>> Begin ENTRIES SUPPLIED
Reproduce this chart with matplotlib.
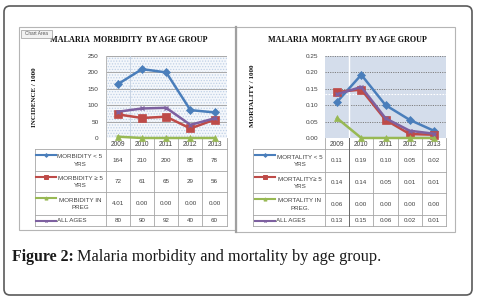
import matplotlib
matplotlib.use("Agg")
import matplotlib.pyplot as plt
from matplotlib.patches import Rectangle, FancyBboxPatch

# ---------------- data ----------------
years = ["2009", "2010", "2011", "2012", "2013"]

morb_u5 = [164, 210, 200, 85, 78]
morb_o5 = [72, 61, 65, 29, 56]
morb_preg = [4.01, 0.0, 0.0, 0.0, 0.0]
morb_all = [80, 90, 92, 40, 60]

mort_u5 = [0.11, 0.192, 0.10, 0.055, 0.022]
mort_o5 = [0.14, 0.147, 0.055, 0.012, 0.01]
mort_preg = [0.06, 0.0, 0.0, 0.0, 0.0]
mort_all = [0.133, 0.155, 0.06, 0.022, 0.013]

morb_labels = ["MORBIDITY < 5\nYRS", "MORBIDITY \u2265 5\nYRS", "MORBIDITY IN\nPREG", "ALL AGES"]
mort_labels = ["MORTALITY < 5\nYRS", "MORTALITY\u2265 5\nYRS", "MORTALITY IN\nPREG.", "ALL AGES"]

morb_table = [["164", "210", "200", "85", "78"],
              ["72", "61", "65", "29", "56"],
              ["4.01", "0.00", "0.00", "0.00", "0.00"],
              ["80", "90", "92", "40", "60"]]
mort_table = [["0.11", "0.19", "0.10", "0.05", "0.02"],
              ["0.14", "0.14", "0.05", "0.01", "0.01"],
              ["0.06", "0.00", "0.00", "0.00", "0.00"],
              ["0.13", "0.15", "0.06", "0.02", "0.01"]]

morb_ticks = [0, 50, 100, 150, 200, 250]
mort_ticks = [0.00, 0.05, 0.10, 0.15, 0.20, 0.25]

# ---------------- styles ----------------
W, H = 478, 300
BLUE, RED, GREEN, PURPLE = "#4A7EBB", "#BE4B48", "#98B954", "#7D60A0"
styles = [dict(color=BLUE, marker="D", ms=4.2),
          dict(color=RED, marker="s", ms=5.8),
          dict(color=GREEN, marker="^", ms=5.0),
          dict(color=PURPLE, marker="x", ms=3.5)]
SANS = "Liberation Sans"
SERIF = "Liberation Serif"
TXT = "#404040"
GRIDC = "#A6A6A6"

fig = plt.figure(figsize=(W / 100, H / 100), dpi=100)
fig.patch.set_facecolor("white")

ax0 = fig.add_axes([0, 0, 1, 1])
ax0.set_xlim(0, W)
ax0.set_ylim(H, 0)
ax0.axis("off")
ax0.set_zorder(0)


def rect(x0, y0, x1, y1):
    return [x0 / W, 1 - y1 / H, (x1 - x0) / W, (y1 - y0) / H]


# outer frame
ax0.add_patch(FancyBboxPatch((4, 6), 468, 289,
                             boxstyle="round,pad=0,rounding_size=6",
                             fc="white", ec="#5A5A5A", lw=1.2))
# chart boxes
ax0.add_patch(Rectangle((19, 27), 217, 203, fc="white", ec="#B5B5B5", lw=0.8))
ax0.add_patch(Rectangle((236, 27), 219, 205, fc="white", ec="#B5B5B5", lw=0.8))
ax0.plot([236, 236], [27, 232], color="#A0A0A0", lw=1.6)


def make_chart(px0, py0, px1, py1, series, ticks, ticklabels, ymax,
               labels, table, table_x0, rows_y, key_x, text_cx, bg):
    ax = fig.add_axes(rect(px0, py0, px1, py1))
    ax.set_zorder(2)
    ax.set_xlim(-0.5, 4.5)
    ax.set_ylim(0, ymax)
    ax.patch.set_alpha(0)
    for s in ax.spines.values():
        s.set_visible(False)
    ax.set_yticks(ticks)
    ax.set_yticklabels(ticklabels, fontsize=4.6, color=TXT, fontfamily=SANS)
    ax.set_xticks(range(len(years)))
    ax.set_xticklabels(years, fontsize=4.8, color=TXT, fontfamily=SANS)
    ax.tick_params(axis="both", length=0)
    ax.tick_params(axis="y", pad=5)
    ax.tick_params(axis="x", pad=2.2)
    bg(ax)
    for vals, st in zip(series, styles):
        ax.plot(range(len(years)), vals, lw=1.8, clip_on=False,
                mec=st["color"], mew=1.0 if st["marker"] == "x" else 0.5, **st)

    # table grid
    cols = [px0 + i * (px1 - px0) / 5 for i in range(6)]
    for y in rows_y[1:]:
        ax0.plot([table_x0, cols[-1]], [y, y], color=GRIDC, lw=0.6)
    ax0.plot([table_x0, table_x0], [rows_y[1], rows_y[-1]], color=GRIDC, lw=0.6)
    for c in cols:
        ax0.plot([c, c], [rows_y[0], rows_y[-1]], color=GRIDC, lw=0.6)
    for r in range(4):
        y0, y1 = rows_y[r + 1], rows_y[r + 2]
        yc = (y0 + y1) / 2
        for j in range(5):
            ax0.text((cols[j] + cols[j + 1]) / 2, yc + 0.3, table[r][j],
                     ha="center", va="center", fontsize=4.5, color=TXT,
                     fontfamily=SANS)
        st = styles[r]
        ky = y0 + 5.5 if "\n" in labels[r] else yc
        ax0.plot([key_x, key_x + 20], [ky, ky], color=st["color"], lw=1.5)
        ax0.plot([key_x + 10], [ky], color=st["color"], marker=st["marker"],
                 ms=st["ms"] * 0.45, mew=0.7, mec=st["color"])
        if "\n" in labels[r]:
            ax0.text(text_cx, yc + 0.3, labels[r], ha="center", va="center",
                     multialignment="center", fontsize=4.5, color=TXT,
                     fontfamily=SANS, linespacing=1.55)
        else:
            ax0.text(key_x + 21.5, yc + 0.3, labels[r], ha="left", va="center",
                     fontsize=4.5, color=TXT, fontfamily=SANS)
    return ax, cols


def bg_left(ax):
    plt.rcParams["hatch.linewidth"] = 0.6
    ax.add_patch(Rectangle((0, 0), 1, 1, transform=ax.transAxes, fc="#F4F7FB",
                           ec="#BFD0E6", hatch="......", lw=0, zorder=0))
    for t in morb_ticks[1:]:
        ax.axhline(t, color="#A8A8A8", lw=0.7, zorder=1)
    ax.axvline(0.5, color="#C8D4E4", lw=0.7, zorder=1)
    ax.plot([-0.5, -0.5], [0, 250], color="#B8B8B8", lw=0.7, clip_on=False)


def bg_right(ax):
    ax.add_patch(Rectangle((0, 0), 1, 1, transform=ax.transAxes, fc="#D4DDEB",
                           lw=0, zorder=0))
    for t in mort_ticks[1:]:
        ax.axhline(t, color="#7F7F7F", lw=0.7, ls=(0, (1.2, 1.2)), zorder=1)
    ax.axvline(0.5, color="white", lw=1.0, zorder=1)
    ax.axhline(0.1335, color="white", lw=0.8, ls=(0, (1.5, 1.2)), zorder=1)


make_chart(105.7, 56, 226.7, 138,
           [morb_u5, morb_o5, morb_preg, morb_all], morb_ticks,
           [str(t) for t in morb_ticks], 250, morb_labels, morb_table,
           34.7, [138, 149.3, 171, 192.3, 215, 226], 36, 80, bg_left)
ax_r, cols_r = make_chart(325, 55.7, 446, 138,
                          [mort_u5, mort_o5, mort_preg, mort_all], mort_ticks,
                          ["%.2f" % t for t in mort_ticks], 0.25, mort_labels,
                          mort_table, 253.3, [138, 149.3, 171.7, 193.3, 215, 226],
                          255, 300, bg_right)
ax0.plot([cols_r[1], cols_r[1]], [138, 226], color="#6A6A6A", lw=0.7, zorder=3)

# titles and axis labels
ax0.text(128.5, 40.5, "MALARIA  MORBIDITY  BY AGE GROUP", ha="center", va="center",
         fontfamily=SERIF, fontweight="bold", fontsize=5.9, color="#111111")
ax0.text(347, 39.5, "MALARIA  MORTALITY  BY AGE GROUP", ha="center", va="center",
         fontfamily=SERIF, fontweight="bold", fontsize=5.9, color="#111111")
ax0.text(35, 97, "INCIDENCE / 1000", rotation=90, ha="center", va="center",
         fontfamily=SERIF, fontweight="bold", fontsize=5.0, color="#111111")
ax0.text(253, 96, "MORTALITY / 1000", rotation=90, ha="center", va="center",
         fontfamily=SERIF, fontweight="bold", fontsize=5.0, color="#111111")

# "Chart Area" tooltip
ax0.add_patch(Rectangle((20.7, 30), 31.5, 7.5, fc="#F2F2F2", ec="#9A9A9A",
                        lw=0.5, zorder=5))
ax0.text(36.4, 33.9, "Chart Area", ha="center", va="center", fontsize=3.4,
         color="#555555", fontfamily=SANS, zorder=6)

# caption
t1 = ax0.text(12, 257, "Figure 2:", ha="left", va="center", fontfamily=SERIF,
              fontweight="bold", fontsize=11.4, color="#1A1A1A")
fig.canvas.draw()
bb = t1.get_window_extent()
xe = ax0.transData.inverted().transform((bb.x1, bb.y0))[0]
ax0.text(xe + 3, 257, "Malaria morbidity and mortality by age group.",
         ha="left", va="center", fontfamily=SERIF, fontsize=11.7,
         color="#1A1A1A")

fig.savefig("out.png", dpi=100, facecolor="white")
>> End ENTRIES SUPPLIED
>> Begin ENTRIES SUPPLIED
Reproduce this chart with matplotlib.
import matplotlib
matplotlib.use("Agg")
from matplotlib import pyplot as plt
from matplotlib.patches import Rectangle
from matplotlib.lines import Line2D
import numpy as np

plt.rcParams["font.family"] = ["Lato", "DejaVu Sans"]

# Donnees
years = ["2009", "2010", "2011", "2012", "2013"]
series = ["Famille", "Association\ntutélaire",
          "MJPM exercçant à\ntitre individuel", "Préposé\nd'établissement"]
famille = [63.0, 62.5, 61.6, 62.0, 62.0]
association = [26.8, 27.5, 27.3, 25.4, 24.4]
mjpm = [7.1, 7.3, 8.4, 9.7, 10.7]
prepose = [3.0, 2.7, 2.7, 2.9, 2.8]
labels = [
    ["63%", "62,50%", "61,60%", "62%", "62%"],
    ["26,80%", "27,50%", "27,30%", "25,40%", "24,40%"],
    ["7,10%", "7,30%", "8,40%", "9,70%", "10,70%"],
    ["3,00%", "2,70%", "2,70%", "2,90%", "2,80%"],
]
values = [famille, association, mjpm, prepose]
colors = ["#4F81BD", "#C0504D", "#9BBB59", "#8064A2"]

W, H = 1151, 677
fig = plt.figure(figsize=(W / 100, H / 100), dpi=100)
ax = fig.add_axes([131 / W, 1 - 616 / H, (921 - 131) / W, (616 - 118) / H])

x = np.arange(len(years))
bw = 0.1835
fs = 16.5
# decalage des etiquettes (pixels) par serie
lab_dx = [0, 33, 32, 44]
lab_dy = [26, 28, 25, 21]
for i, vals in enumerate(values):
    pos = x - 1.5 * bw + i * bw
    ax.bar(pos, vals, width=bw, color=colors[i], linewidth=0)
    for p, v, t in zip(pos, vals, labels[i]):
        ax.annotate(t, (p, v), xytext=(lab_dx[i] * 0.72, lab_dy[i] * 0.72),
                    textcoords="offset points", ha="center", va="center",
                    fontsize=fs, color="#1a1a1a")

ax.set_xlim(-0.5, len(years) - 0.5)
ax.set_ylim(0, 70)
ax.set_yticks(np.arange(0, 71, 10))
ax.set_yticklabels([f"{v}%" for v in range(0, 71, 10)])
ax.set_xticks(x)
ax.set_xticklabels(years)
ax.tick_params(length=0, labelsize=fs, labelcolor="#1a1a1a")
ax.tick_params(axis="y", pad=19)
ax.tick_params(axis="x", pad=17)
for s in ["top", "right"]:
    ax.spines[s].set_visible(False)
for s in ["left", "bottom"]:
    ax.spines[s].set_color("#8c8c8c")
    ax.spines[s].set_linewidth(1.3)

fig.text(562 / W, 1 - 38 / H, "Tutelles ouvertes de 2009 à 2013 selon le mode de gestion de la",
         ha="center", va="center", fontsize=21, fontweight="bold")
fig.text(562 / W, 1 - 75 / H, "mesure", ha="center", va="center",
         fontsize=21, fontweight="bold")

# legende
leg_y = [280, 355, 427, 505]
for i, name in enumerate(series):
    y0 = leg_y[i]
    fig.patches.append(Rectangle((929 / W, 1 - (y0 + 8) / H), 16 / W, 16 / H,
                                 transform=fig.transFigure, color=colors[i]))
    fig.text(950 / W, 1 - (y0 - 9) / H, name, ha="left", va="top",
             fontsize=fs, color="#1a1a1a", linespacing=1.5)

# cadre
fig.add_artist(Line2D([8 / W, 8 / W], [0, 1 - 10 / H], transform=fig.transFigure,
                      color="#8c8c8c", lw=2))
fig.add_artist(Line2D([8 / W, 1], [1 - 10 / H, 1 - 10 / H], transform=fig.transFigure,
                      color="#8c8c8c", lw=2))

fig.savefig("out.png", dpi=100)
>> End ENTRIES SUPPLIED
**TASK REQUIREMENTS:**
Among the entries above, identify all lines with "matplotlib" and copy them.

**SOLUTION TO THIS TASK:**
Reproduce this chart with matplotlib.
import matplotlib
matplotlib.use("Agg")
import matplotlib.pyplot as plt
from matplotlib.patches import Rectangle, FancyBboxPatch
Reproduce this chart with matplotlib.
import matplotlib
matplotlib.use("Agg")
from matplotlib import pyplot as plt
from matplotlib.patches import Rectangle
from matplotlib.lines import Line2D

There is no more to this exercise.